**WRITTEN EXERCISE**
Everything in the data should be repeated exactly, save for the images.

##### DATA BLOCK

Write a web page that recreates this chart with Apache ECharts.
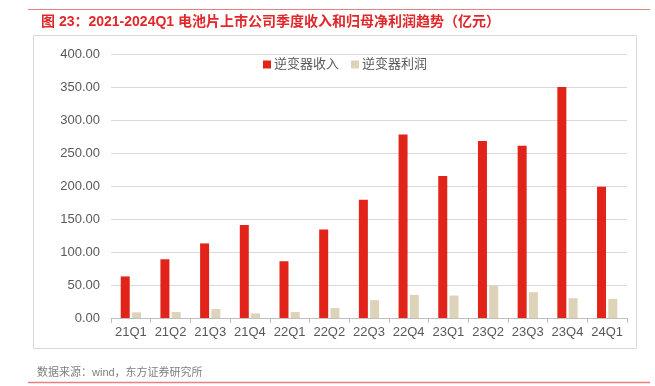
<!DOCTYPE html>
<html><head><meta charset="utf-8">
<script src="https://cdn.jsdelivr.net/npm/echarts@6/dist/echarts.min.js"></script>
<style>html,body{margin:0;padding:0;background:#fff}#c{width:655px;height:386px}</style>
</head><body><div id="c"></div>
<script>
var categories = ['21Q1','21Q2','21Q3','21Q4','22Q1','22Q2','22Q3','22Q4','23Q1','23Q2','23Q3','23Q4','24Q1'];
var revenue = [63, 89, 113, 141, 86, 134, 179, 278, 215, 268, 261, 350, 199];
var profit = [8.6, 9, 13.6, 7, 9, 15, 27, 35, 34, 49, 39, 30, 29];
var seriesNames = ['逆变器收入', '逆变器利润'];
var yTicks = {min: 0, max: 400, interval: 50};
var titleText = '图 23：2021-2024Q1 电池片上市公司季度收入和归母净利润趋势（亿元）';
var sourceText = '数据来源：wind，东方证券研究所';

var chart = echarts.init(document.getElementById('c'), null, {renderer: 'canvas'});
var font = '"Liberation Sans", "Noto Sans CJK SC", sans-serif';
chart.setOption({
  animation: false,
  textStyle: {fontFamily: font},
  title: {text: titleText, left: 36, top: 10,
    textStyle: {color: '#e0282a', fontSize: 14, fontWeight: 'bold', fontFamily: font}},
  graphic: [
    {type: 'line', shape: {x1: 28, y1: 9.5, x2: 650, y2: 9.5}, style: {stroke: '#e88080', lineWidth: 1}},
    {type: 'rect', shape: {x: 33.5, y: 35.5, width: 603, height: 313}, style: {fill: 'none', stroke: '#d9d9d9', lineWidth: 1}},
    {type: 'text', left: 37, top: 367, style: {text: sourceText, fill: '#7f7f7f', font: '11px ' + font}},
    {type: 'line', shape: {x1: 28, y1: 382.5, x2: 650, y2: 382.5}, style: {stroke: '#e88080', lineWidth: 1.5}}
  ],
  legend: {left: 258, top: 53, itemWidth: 8, itemHeight: 8, itemGap: 12, icon: 'rect',
    textStyle: {color: '#595959', fontSize: 13, padding: [0, 0, 0, -2]},
    data: seriesNames},
  grid: {left: 111, right: 28, top: 54, bottom: 68},
  xAxis: {type: 'category', data: categories,
    axisLine: {lineStyle: {color: '#bfbfbf'}},
    axisTick: {show: true, length: 5, lineStyle: {color: '#bfbfbf'}},
    axisLabel: {color: '#595959', fontSize: 13, margin: 8, interval: 0}},
  yAxis: {type: 'value', min: yTicks.min, max: yTicks.max, interval: yTicks.interval,
    axisLine: {show: false}, axisTick: {show: false},
    splitLine: {lineStyle: {color: '#d9d9d9'}},
    axisLabel: {color: '#595959', fontSize: 13, margin: 11, formatter: function(v){return v.toFixed(2);}}},
  series: [
    {name: seriesNames[0], type: 'bar', data: revenue, barWidth: 9, barGap: '25%',
      itemStyle: {color: '#e2231a'}},
    {name: seriesNames[1], type: 'bar', data: profit, barWidth: 9,
      itemStyle: {color: '#ddd3b8'}}
  ]
});
</script></body></html>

##########

**EXPECTED ANSWER**
Write a web page that recreates this chart with Apache ECharts.
<!DOCTYPE html>
<html><head><meta charset="utf-8">
<script src="https://cdn.jsdelivr.net/npm/echarts@6/dist/echarts.min.js"></script>
<style>html,body{margin:0;padding:0;background:#fff}#c{width:655px;height:386px}</style>
</head><body><div id="c"></div>
<script>
var categories = ['21Q1','21Q2','21Q3','21Q4','22Q1','22Q2','22Q3','22Q4','23Q1','23Q2','23Q3','23Q4','24Q1'];
var revenue = [63, 89, 113, 141, 86, 134, 179, 278, 215, 268, 261, 350, 199];
var profit = [8.6, 9, 13.6, 7, 9, 15, 27, 35, 34, 49, 39, 30, 29];
var seriesNames = ['逆变器收入', '逆变器利润'];
var yTicks = {min: 0, max: 400, interval: 50};
var titleText = '图 23：2021-2024Q1 电池片上市公司季度收入和归母净利润趋势（亿元）';
var sourceText = '数据来源：wind，东方证券研究所';

var chart = echarts.init(document.getElementById('c'), null, {renderer: 'canvas'});
var font = '"Liberation Sans", "Noto Sans CJK SC", sans-serif';
chart.setOption({
  animation: false,
  textStyle: {fontFamily: font},
  title: {text: titleText, left: 36, top: 10,
    textStyle: {color: '#e0282a', fontSize: 14, fontWeight: 'bold', fontFamily: font}},
  graphic: [
    {type: 'line', shape: {x1: 28, y1: 9.5, x2: 650, y2: 9.5}, style: {stroke: '#e88080', lineWidth: 1}},
    {type: 'rect', shape: {x: 33.5, y: 35.5, width: 603, height: 313}, style: {fill: 'none', stroke: '#d9d9d9', lineWidth: 1}},
    {type: 'text', left: 37, top: 367, style: {text: sourceText, fill: '#7f7f7f', font: '11px ' + font}},
    {type: 'line', shape: {x1: 28, y1: 382.5, x2: 650, y2: 382.5}, style: {stroke: '#e88080', lineWidth: 1.5}}
  ],
  legend: {left: 258, top: 53, itemWidth: 8, itemHeight: 8, itemGap: 12, icon: 'rect',
    textStyle: {color: '#595959', fontSize: 13, padding: [0, 0, 0, -2]},
    data: seriesNames},
  grid: {left: 111, right: 28, top: 54, bottom: 68},
  xAxis: {type: 'category', data: categories,
    axisLine: {lineStyle: {color: '#bfbfbf'}},
    axisTick: {show: true, length: 5, lineStyle: {color: '#bfbfbf'}},
    axisLabel: {color: '#595959', fontSize: 13, margin: 8, interval: 0}},
  yAxis: {type: 'value', min: yTicks.min, max: yTicks.max, interval: yTicks.interval,
    axisLine: {show: false}, axisTick: {show: false},
    splitLine: {lineStyle: {color: '#d9d9d9'}},
    axisLabel: {color: '#595959', fontSize: 13, margin: 11, formatter: function(v){return v.toFixed(2);}}},
  series: [
    {name: seriesNames[0], type: 'bar', data: revenue, barWidth: 9, barGap: '25%',
      itemStyle: {color: '#e2231a'}},
    {name: seriesNames[1], type: 'bar', data: profit, barWidth: 9,
      itemStyle: {color: '#ddd3b8'}}
  ]
});
</script></body></html>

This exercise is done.